Sumber: Wikipedia
Kritik pada dasarnya tidak pernah salah. Justru, kritik sering menjadi cermin yang membantu kita untuk tumbuh dan dewasa. Namun, ada satu hal yang sering dilupakan yaitu bagaimana membedakan antara kritik dengan hinaan. Kritik bertujuan memperbaiki dan membangun, sedangkan hinaan bermaksud meruntuhkan perasaan orang lain. Dua hal ini jangan sampai dicampuradukkan tetapi sering kali kita tak bisa membedakannya.
Masalahnya yang dikritisi sering kali terlalu baper, sementara yang mengkritik kadang merasa dirinya paling cerdas sedunia. Padahal, mencari kesalahan itu pekerjaan yang mudah, siapa pun bisa melakukannya. Yang jauh lebih sulit adalah bagaimana menyampaikan kritik dengan niat tulus, dan bagaimana menerima kritik dengan lapang dada.
Di sisi lain, kita perlu ingat bahwa hak selalu berjalan seiring dengan kewajiban. Hak untuk hidup berarti kewajiban orang lain untuk tidak melukai kita. Hak untuk makan berarti ada orang lain yang wajib menyediakan makanan. Hak untuk belajar pun tidak bisa dipisahkan dari kewajiban untuk sungguh-sungguh belajar, agar kita tumbuh menjadi pribadi yang lebih kuat. Jadi, jangan berpikir bahwa memiliki hak berarti bebas bermalas-malasan. Hak selalu menuntut tanggung jawab.
Hal lain yang sering disalahpahami adalah anggapan bahwa kritik identik dengan kebencian. Padahal, kritik justru bisa menjadi bentuk kepedulian paling tulus. Tidak ada sesuatu yang bisa berkembang tanpa kritik yang baik. Benar, ada kritik yang lahir dari kebencian, tetapi tidak semua kritik berangkat dari niat yang sama.

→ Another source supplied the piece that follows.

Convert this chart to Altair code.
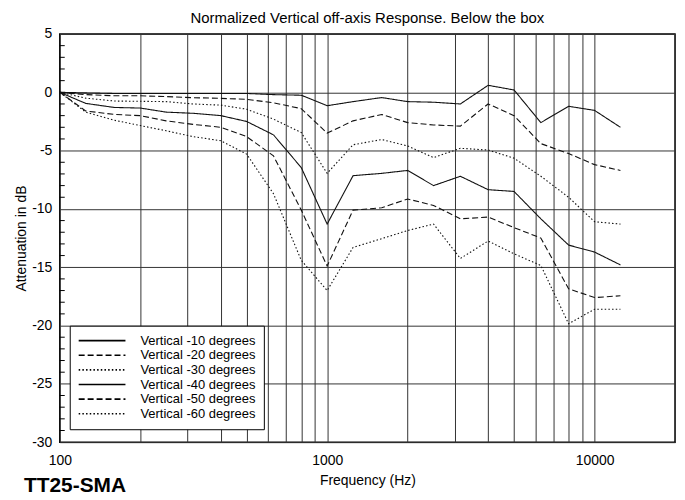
import altair as alt
import pandas as pd

freqs = [100, 125, 160, 200, 250, 315, 400, 500, 630, 800, 1000, 1250, 1600,
         2000, 2500, 3150, 4000, 5000, 6300, 8000, 10000, 12500]

series_names = ["Vertical -10 degrees", "Vertical -20 degrees", "Vertical -30 degrees",
                "Vertical -40 degrees", "Vertical -50 degrees", "Vertical -60 degrees"]

v10 = [0, -0.05, -0.1, -0.1, -0.1, -0.1, -0.1, -0.1, -0.2, -0.25, -1.15, -0.8, -0.45,
       -0.8, -0.85, -1.0, 0.6, 0.2, -2.6, -1.2, -1.55, -3.0]
v20 = [0, -0.2, -0.3, -0.3, -0.37, -0.46, -0.52, -0.6, -0.9, -1.4, -3.5, -2.45, -1.9,
       -2.6, -2.8, -2.9, -1.0, -2.0, -4.4, -5.25, -6.2, -6.7]
v30 = [0, -0.5, -0.75, -0.77, -0.8, -1.0, -1.1, -1.45, -2.3, -3.45, -6.95, -4.5, -4.05,
       -4.6, -5.6, -4.8, -4.95, -5.65, -7.2, -9.0, -11.1, -11.3]
v40 = [0, -0.95, -1.3, -1.35, -1.7, -1.8, -2.0, -2.5, -3.65, -6.45, -11.3, -7.15, -6.95,
       -6.7, -8.0, -7.2, -8.35, -8.5, -10.85, -13.1, -13.7, -14.8]
v50 = [0, -1.6, -1.9, -2.0, -2.45, -2.75, -3.0, -3.8, -5.45, -10.1, -14.9, -10.1, -9.9,
       -9.15, -9.7, -10.85, -10.7, -11.6, -12.5, -16.85, -17.6, -17.45]
v60 = [0, -1.7, -2.4, -2.85, -3.3, -3.8, -4.15, -5.3, -8.7, -14.4, -17.0, -13.3, -12.55,
       -11.85, -11.3, -14.25, -12.75, -13.85, -14.85, -19.85, -18.6, -18.6]

grid_freqs = [100, 200, 300, 400, 500, 600, 700, 800, 900,
              1000, 2000, 3000, 4000, 5000, 6000, 7000, 8000, 9000,
              10000, 20000]
y_ticks = [-30, -25, -20, -15, -10, -5, 0, 5]
minor_ticks = [v for v in range(-29, 5) if v % 5 != 0]

dash_styles = [[1, 0], [6, 3], [1.5, 2.2], [1, 0], [6, 3], [1.5, 2.2]]

rows = []
for name, vals in zip(series_names, [v10, v20, v30, v40, v50, v60]):
    for f, v in zip(freqs, vals):
        rows.append({"freq": f, "db": v, "series": name})
df = pd.DataFrame(rows)

FONT = "Liberation Sans"
x_scale = alt.Scale(type="log", domain=[100, 20000], nice=False)
y_scale = alt.Scale(domain=[-30, 5], nice=False, zero=False)

y_axis = alt.Axis(values=y_ticks, title="Attenuation in dB",
                  labelExpr="'' + datum.value",
                  grid=True, gridColor="#333333", gridWidth=1, gridOpacity=1,
                  ticks=False, tickSize=0, domain=False,
                  labelFontSize=14, labelFont=FONT, labelColor="black",
                  labelPadding=8, labelFlush=False, labelOverlap=False,
                  titleFontSize=14, titleFont=FONT, titleFontWeight="normal",
                  titleColor="black", titlePadding=3)

lines = alt.Chart(df).mark_line(strokeWidth=1.1, color="#111111").encode(
    x=alt.X("freq:Q", scale=x_scale,
            axis=alt.Axis(values=grid_freqs, title="Frequency (Hz)",
                          labelExpr="(datum.value == 100 || datum.value == 1000 || datum.value == 10000) ? '' + datum.value : ''",
                          grid=True, gridColor="#333333", gridWidth=1, gridOpacity=1,
                          ticks=False, tickSize=0, domain=False,
                          labelFontSize=14, labelFont=FONT, labelColor="black",
                          labelPadding=11, labelFlush=False, labelOverlap=False,
                          titleFontSize=14, titleFont=FONT, titleFontWeight="normal",
                          titleColor="black", titlePadding=7)),
    y=alt.Y("db:Q", scale=y_scale, axis=y_axis),
    strokeDash=alt.StrokeDash("series:N",
                              scale=alt.Scale(domain=series_names, range=dash_styles),
                              legend=alt.Legend(title=None, orient="none",
                                                legendX=10, legendY=293,
                                                symbolType="M-1,0H6.83", symbolSize=144,
                                                symbolStrokeWidth=1.6,
                                                symbolStrokeColor="black",
                                                labelFontSize=13, labelFont=FONT,
                                                labelColor="black", labelOffset=49,
                                                padding=8, rowPadding=0.7,
                                                strokeColor="black", fillColor="white")),
)

minor_df = pd.DataFrame({"db": minor_ticks})
minor = alt.Chart(minor_df).mark_rule(color="black", strokeWidth=1).encode(
    y=alt.Y("db:Q", scale=y_scale, axis=y_axis),
    x=alt.value(0), x2=alt.value(5),
)

label_df = pd.DataFrame({"t": ["TT25-SMA"]})
label = alt.Chart(label_df).mark_text(align="left", baseline="alphabetic",
                                      fontSize=21, fontWeight="bold", font=FONT,
                                      color="black").encode(
    text="t:N", x=alt.value(-36), y=alt.value(460))

chart = alt.layer(lines, minor, label).properties(
    width=618, height=410,
    background="white",
    title=alt.TitleParams("Normalized Vertical off-axis Response. Below the box",
                          fontSize=15, font=FONT, fontWeight="normal", color="black",
                          anchor="middle", offset=1),
    autosize=alt.AutoSizeParams(type="none"),
    padding={"left": 52, "top": 25, "right": 2, "bottom": 60},
).configure_view(stroke="black", strokeWidth=1.5)

chart.save("out.html", embed_options={"renderer": "svg", "actions": False})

Namun, perlu juga dicatat: jika kritik yang sama muncul setiap tahun, dengan pola dan isi yang tak pernah berubah, maka itu bukan lagi kritik. Itu sudah menjadi rutinitas. Kritik tahunan yang hanya diulang-ulang biasanya bukan tentang pembangunan, melainkan tentang kepentingan.
Dan memang, di balik setiap kritik ada kepentingan. Itu hal yang alami. Seseorang bisa mengkritik karena ingin memperbaiki keadaan, tapi bisa juga karena ingin mendapatkan posisi, pengakuan, atau sekadar melampiaskan kekecewaan. Begitu juga yang menerima kritik: bisa jadi menolak bukan karena tidak mau memperbaiki diri, melainkan karena merasa kepentingannya terganggu.
Di sinilah pentingnya memahami bahwa setiap orang punya self interest. Kepentingan ini tidak selalu buruk, karena ia bagian dari sifat manusia. Hanya saja, insentif dan disinsentif tiap orang berbeda-beda. Apa yang dianggap keuntungan bagi satu pihak bisa jadi kerugian bagi pihak lain, dan sebaliknya. Jika kita gagal menyelaraskan perbedaan kepentingan itu, maka hubungan baik persahabatan, kerja sama, maupun organisasi mudah sekali retak.
Karena itu, mari kita kembalikan kritik pada tempatnya. Bagi yang memberi kritik, sampaikanlah dengan rendah hati, tanpa merasa menjadi “dewa kebenaran.” Bagi yang menerima kritik, jangan terlalu cepat tersinggung. Ingat, kritik tidak selalu berarti kebencian; ia bisa jadi bentuk dukungan yang paling jujur. Dan yang terpenting, sadarilah bahwa di balik kritik selalu ada kepentingan. Menyelaraskan kepentingan itulah yang akan menentukan apakah kritik menjadi jalan perbaikan, atau justru sekadar rutinitas tahunan yang terus diulang-ulang.